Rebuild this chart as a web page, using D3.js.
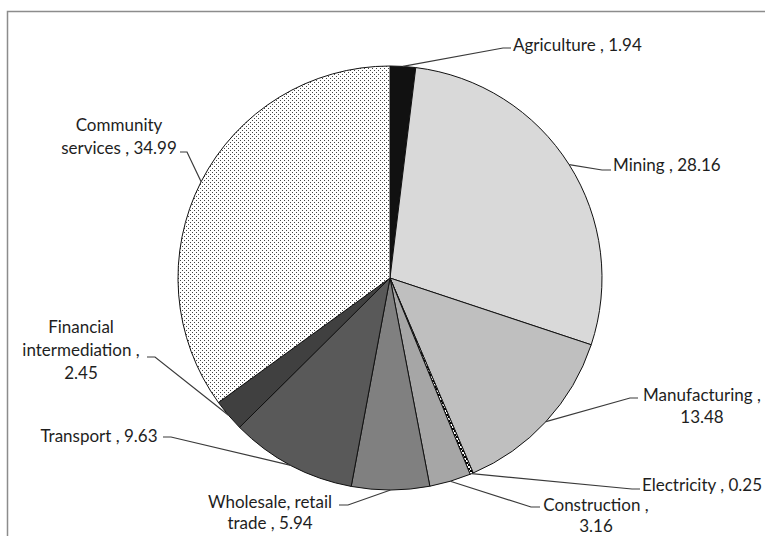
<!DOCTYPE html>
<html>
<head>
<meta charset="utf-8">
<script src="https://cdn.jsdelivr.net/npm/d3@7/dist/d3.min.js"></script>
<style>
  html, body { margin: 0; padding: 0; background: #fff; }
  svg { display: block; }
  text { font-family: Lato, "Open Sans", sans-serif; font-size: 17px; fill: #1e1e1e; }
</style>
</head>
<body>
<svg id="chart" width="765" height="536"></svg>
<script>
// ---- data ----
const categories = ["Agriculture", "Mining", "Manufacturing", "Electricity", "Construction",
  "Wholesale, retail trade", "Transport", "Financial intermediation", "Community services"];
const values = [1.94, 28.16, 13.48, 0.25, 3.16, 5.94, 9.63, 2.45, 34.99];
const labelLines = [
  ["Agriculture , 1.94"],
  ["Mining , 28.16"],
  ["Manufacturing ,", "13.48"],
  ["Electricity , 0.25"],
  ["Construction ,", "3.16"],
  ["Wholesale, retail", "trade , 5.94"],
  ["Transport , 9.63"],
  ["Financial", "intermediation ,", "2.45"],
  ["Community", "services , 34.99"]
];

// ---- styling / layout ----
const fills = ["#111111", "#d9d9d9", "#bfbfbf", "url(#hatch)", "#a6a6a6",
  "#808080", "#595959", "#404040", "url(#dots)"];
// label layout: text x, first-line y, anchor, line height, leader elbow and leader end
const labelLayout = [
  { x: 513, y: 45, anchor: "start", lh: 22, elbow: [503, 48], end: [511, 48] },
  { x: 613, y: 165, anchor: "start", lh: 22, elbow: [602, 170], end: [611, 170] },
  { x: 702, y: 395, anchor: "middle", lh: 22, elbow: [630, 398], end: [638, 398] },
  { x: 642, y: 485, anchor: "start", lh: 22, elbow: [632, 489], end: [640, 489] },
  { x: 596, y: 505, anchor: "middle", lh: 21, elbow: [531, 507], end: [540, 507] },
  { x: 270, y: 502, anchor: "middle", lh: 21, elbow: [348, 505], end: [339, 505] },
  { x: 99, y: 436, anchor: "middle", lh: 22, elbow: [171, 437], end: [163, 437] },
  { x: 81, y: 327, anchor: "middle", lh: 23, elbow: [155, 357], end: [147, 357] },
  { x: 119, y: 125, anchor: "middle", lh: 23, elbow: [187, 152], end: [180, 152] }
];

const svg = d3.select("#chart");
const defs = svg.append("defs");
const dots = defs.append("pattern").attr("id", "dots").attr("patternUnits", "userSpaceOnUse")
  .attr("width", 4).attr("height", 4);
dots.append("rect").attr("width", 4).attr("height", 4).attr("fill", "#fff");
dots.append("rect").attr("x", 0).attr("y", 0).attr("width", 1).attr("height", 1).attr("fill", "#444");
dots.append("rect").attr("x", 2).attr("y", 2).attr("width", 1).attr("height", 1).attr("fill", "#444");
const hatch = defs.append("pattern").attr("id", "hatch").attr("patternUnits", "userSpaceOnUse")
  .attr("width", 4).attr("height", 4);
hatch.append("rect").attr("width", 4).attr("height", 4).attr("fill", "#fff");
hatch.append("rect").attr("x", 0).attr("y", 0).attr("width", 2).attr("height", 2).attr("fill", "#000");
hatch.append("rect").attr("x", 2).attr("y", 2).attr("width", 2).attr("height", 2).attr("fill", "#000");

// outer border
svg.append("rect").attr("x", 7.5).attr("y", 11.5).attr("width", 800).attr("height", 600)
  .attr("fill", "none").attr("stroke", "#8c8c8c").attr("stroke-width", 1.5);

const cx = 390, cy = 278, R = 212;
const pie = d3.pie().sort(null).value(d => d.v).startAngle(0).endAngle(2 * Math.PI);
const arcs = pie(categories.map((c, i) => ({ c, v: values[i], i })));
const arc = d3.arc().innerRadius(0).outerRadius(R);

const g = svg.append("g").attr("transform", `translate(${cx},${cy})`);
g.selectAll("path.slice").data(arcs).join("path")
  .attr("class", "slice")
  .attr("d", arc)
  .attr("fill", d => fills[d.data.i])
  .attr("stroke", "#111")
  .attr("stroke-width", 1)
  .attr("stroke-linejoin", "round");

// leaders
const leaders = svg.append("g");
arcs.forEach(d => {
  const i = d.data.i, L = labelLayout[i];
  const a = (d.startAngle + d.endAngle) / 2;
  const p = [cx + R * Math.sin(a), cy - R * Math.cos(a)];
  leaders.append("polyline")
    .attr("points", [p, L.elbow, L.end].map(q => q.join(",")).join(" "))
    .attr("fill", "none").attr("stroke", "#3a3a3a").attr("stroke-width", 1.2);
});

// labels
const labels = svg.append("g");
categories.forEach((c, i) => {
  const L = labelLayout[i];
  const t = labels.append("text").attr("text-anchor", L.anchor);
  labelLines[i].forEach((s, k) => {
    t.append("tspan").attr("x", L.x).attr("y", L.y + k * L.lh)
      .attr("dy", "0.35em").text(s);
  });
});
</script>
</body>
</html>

### [BRIEF]
Transcribe the whole listing exactly. Pictures stay out of your copy.

### [THE COMPLETED TASK]
Rebuild this chart as a web page, using D3.js.
<!DOCTYPE html>
<html>
<head>
<meta charset="utf-8">
<script src="https://cdn.jsdelivr.net/npm/d3@7/dist/d3.min.js"></script>
<style>
  html, body { margin: 0; padding: 0; background: #fff; }
  svg { display: block; }
  text { font-family: Lato, "Open Sans", sans-serif; font-size: 17px; fill: #1e1e1e; }
</style>
</head>
<body>
<svg id="chart" width="765" height="536"></svg>
<script>
// ---- data ----
const categories = ["Agriculture", "Mining", "Manufacturing", "Electricity", "Construction",
  "Wholesale, retail trade", "Transport", "Financial intermediation", "Community services"];
const values = [1.94, 28.16, 13.48, 0.25, 3.16, 5.94, 9.63, 2.45, 34.99];
const labelLines = [
  ["Agriculture , 1.94"],
  ["Mining , 28.16"],
  ["Manufacturing ,", "13.48"],
  ["Electricity , 0.25"],
  ["Construction ,", "3.16"],
  ["Wholesale, retail", "trade , 5.94"],
  ["Transport , 9.63"],
  ["Financial", "intermediation ,", "2.45"],
  ["Community", "services , 34.99"]
];

// ---- styling / layout ----
const fills = ["#111111", "#d9d9d9", "#bfbfbf", "url(#hatch)", "#a6a6a6",
  "#808080", "#595959", "#404040", "url(#dots)"];
// label layout: text x, first-line y, anchor, line height, leader elbow and leader end
const labelLayout = [
  { x: 513, y: 45, anchor: "start", lh: 22, elbow: [503, 48], end: [511, 48] },
  { x: 613, y: 165, anchor: "start", lh: 22, elbow: [602, 170], end: [611, 170] },
  { x: 702, y: 395, anchor: "middle", lh: 22, elbow: [630, 398], end: [638, 398] },
  { x: 642, y: 485, anchor: "start", lh: 22, elbow: [632, 489], end: [640, 489] },
  { x: 596, y: 505, anchor: "middle", lh: 21, elbow: [531, 507], end: [540, 507] },
  { x: 270, y: 502, anchor: "middle", lh: 21, elbow: [348, 505], end: [339, 505] },
  { x: 99, y: 436, anchor: "middle", lh: 22, elbow: [171, 437], end: [163, 437] },
  { x: 81, y: 327, anchor: "middle", lh: 23, elbow: [155, 357], end: [147, 357] },
  { x: 119, y: 125, anchor: "middle", lh: 23, elbow: [187, 152], end: [180, 152] }
];

const svg = d3.select("#chart");
const defs = svg.append("defs");
const dots = defs.append("pattern").attr("id", "dots").attr("patternUnits", "userSpaceOnUse")
  .attr("width", 4).attr("height", 4);
dots.append("rect").attr("width", 4).attr("height", 4).attr("fill", "#fff");
dots.append("rect").attr("x", 0).attr("y", 0).attr("width", 1).attr("height", 1).attr("fill", "#444");
dots.append("rect").attr("x", 2).attr("y", 2).attr("width", 1).attr("height", 1).attr("fill", "#444");
const hatch = defs.append("pattern").attr("id", "hatch").attr("patternUnits", "userSpaceOnUse")
  .attr("width", 4).attr("height", 4);
hatch.append("rect").attr("width", 4).attr("height", 4).attr("fill", "#fff");
hatch.append("rect").attr("x", 0).attr("y", 0).attr("width", 2).attr("height", 2).attr("fill", "#000");
hatch.append("rect").attr("x", 2).attr("y", 2).attr("width", 2).attr("height", 2).attr("fill", "#000");

// outer border
svg.append("rect").attr("x", 7.5).attr("y", 11.5).attr("width", 800).attr("height", 600)
  .attr("fill", "none").attr("stroke", "#8c8c8c").attr("stroke-width", 1.5);

const cx = 390, cy = 278, R = 212;
const pie = d3.pie().sort(null).value(d => d.v).startAngle(0).endAngle(2 * Math.PI);
const arcs = pie(categories.map((c, i) => ({ c, v: values[i], i })));
const arc = d3.arc().innerRadius(0).outerRadius(R);

const g = svg.append("g").attr("transform", `translate(${cx},${cy})`);
g.selectAll("path.slice").data(arcs).join("path")
  .attr("class", "slice")
  .attr("d", arc)
  .attr("fill", d => fills[d.data.i])
  .attr("stroke", "#111")
  .attr("stroke-width", 1)
  .attr("stroke-linejoin", "round");

// leaders
const leaders = svg.append("g");
arcs.forEach(d => {
  const i = d.data.i, L = labelLayout[i];
  const a = (d.startAngle + d.endAngle) / 2;
  const p = [cx + R * Math.sin(a), cy - R * Math.cos(a)];
  leaders.append("polyline")
    .attr("points", [p, L.elbow, L.end].map(q => q.join(",")).join(" "))
    .attr("fill", "none").attr("stroke", "#3a3a3a").attr("stroke-width", 1.2);
});

// labels
const labels = svg.append("g");
categories.forEach((c, i) => {
  const L = labelLayout[i];
  const t = labels.append("text").attr("text-anchor", L.anchor);
  labelLines[i].forEach((s, k) => {
    t.append("tspan").attr("x", L.x).attr("y", L.y + k * L.lh)
      .attr("dy", "0.35em").text(s);
  });
});
</script>
</body>
</html>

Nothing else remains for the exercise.